The final decision to swap parties – or at least the timing of it – is probably not unrelated to the fact that it came on the same day she expected to hear that she hadn’t been reselected to fight her seat for the party.
Nonetheless, there’s floor crossings and there’s floor crossings, and to switch from the Nationalists to the Tories is quite an extraordinary development. Cameron attributes it to the strong personal support she received from Rishi Sunak, but it must have been quite remarkable to induce someone elected to Parliament on a platform of breaking up the United Kingdom to join the ranks of the most trenchantly unionist party in it (honourable mention to the DUP).
One wondered if it might be because the Conservatives might be more willing and able to find space for a newly-won incumbent at next year’s general election. But Scottish Conservative sources I spoke to don’t think Cameron currently has any plans to stand again in 2024.
Still, having the woman described as “by common consent, one of the nicest members of Parliament” so decisively endorse the Tories, just three days before the SNP conference, is much better news than the party had any right to expect given the current state of affairs.
Conflict in Israel puts SNP/Green alliance under renewed pressure
I’ve written a couple of times over the past few days about the way elements of self-styled progressive opinion in Britain tend to disgrace themselves over Israel/Palestine, whether that’s the antisemite left that flooded into Labour during Jeremy Corbyn’s leadership or the BBC’s very selective objection to using the word ‘terrorist’.

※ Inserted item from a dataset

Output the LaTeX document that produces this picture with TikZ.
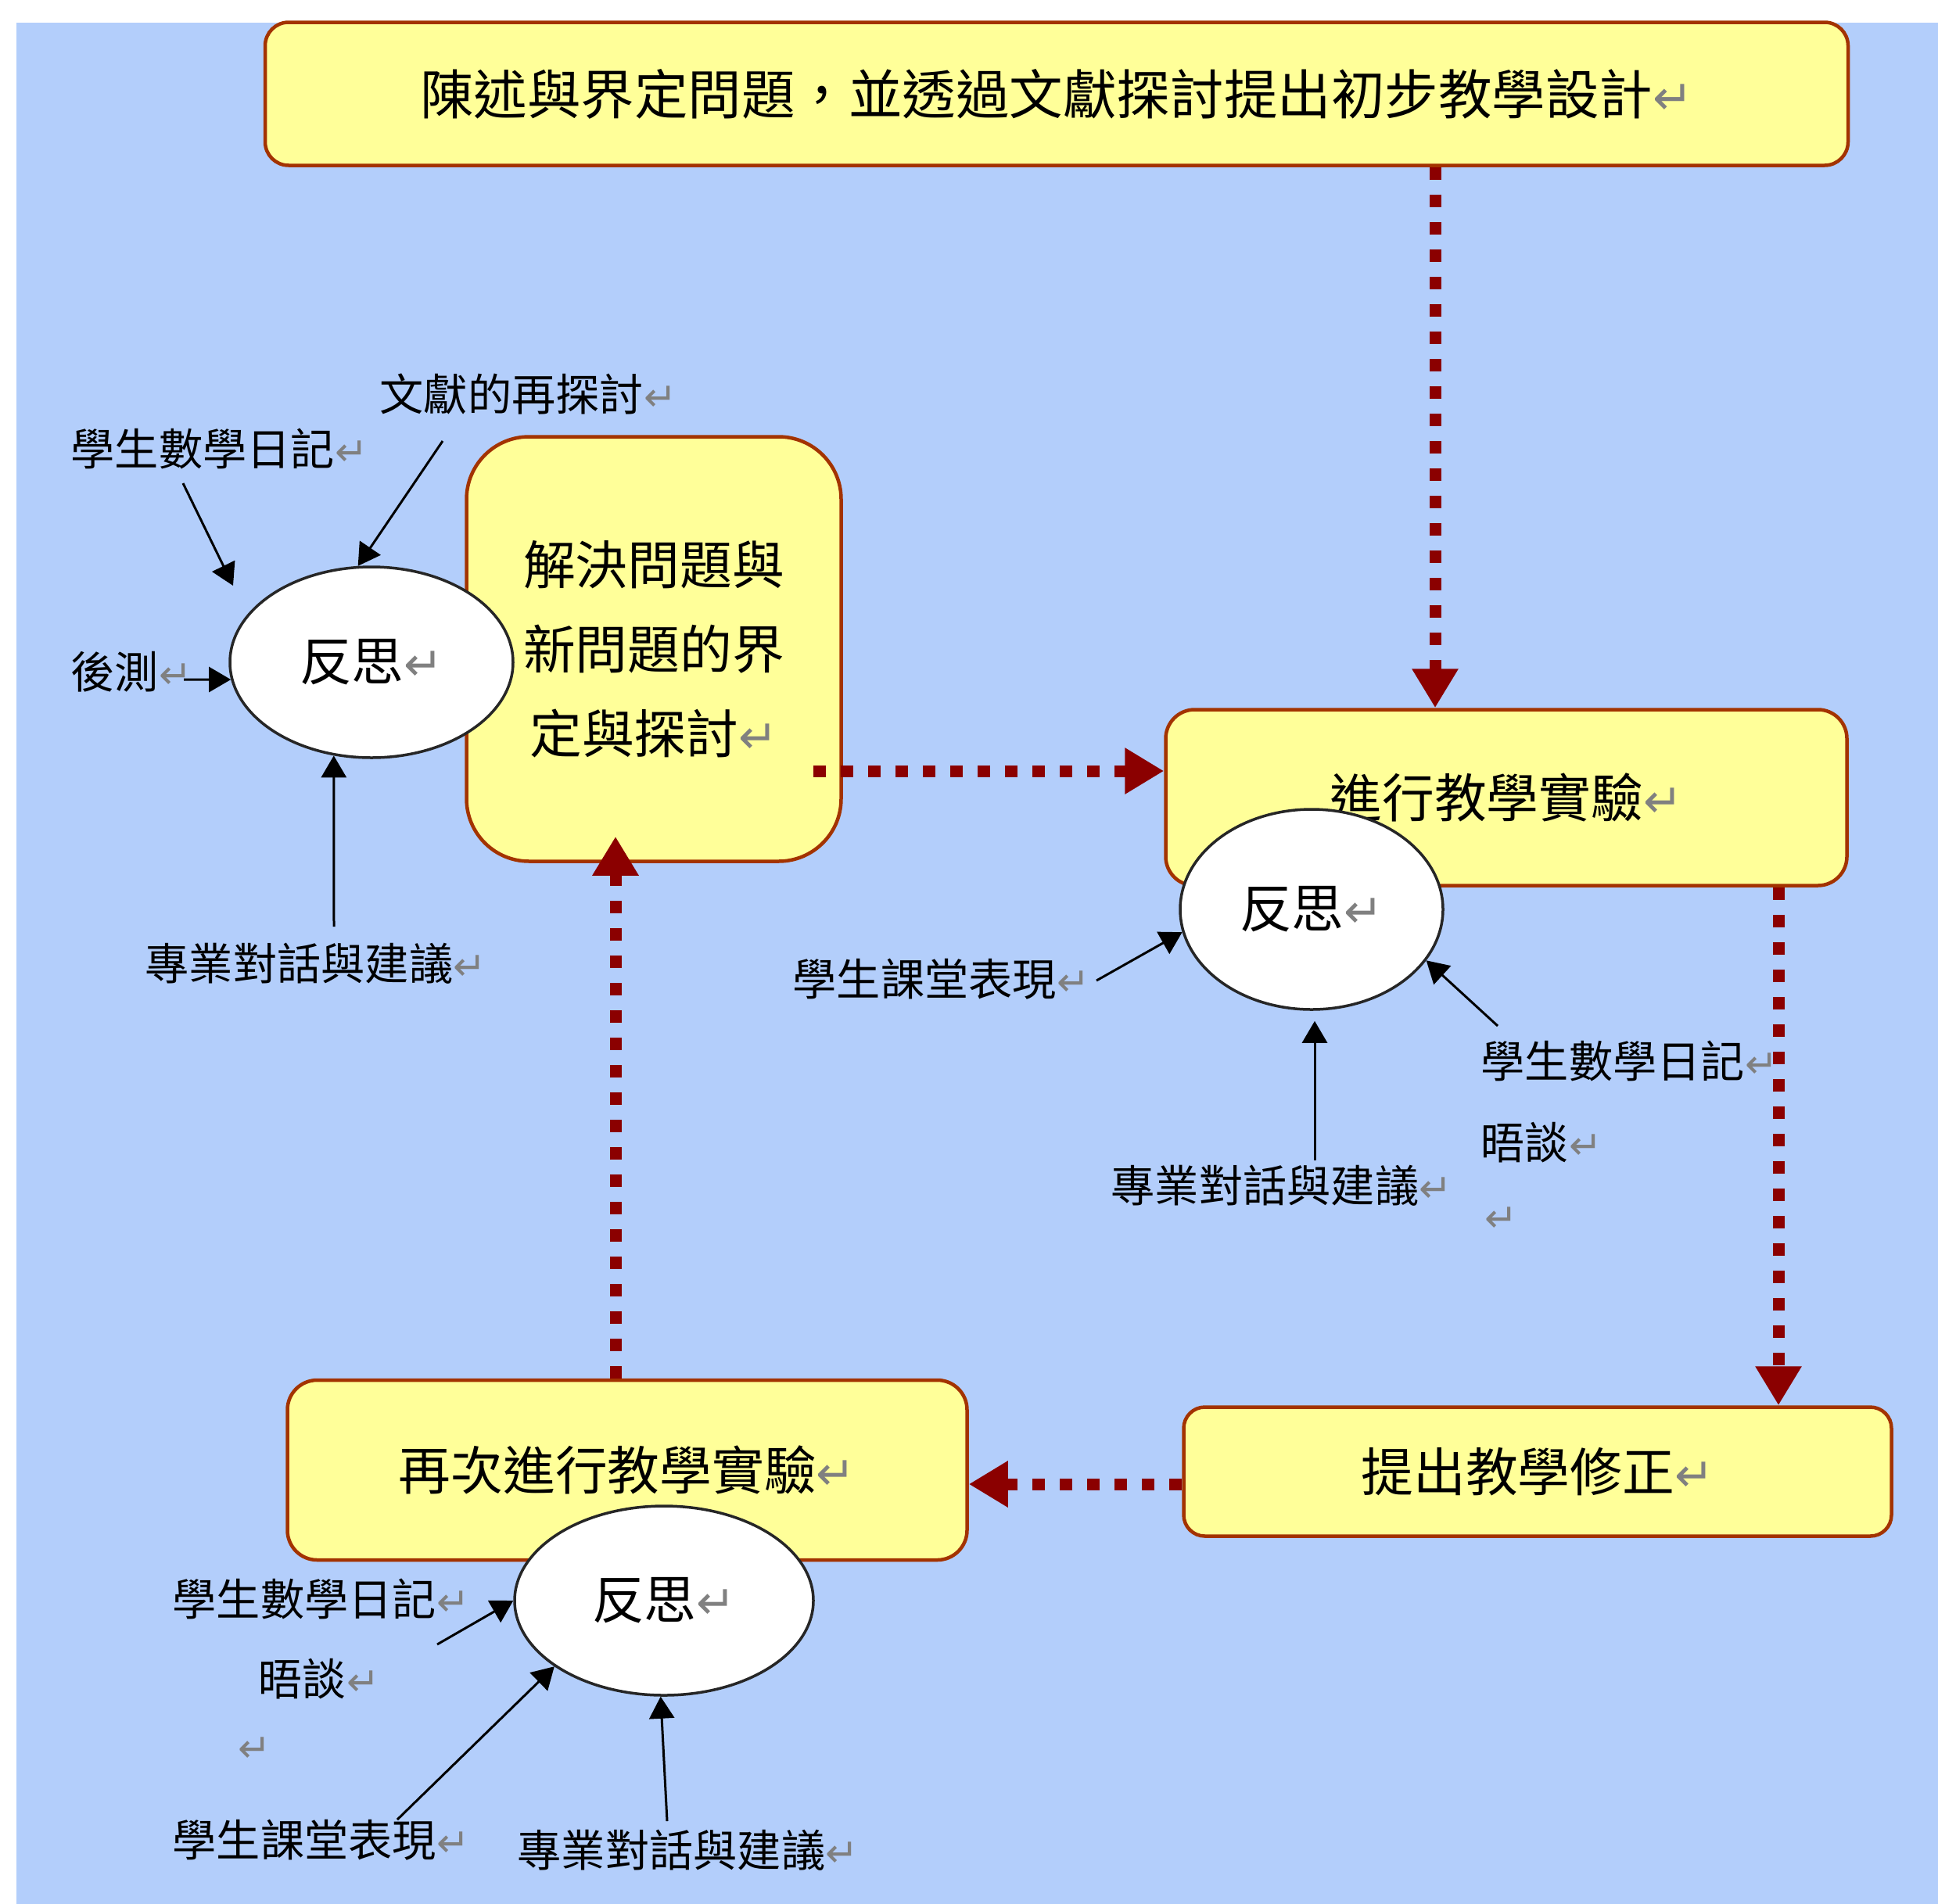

Humza Yousaf therefore deserves great credit for “unequivocally” condemning Hamas despite the fact that his Palestinian in-laws are currently trapped in Gaza, grappling with both low supplies and presumably the risk of retaliation or hostage-taking by the terrorists running the city.
Sadly, his coalition partners have once again stumbled at this knee-high hurdle. Jennie Chapman, a Green MSP, has provoked a furious response after claiming online that Hamas’ killing spree was a “consequence of apartheid, of illegal occupation, of imperial aggression by the Israel state”.
Palestine sometimes seems as much an idée fixe for the crank nationalists as the crank left. Elin Jones, a Plaid MS and presiding officer of the Senedd, has blocked a bid for it to fly the Israeli flag in a show of solidary; nor have elements of Sinn Fein been able to mask their enthusiasm, which has especially ugly potency coming from a party with its own terrorist wing.
But it is yet another entry in the growing list of the Scottish Nationalists being embarrassed by their junior partner, and will heap further pressure on Yousaf as the SNP head to Aberdeen for their party conference.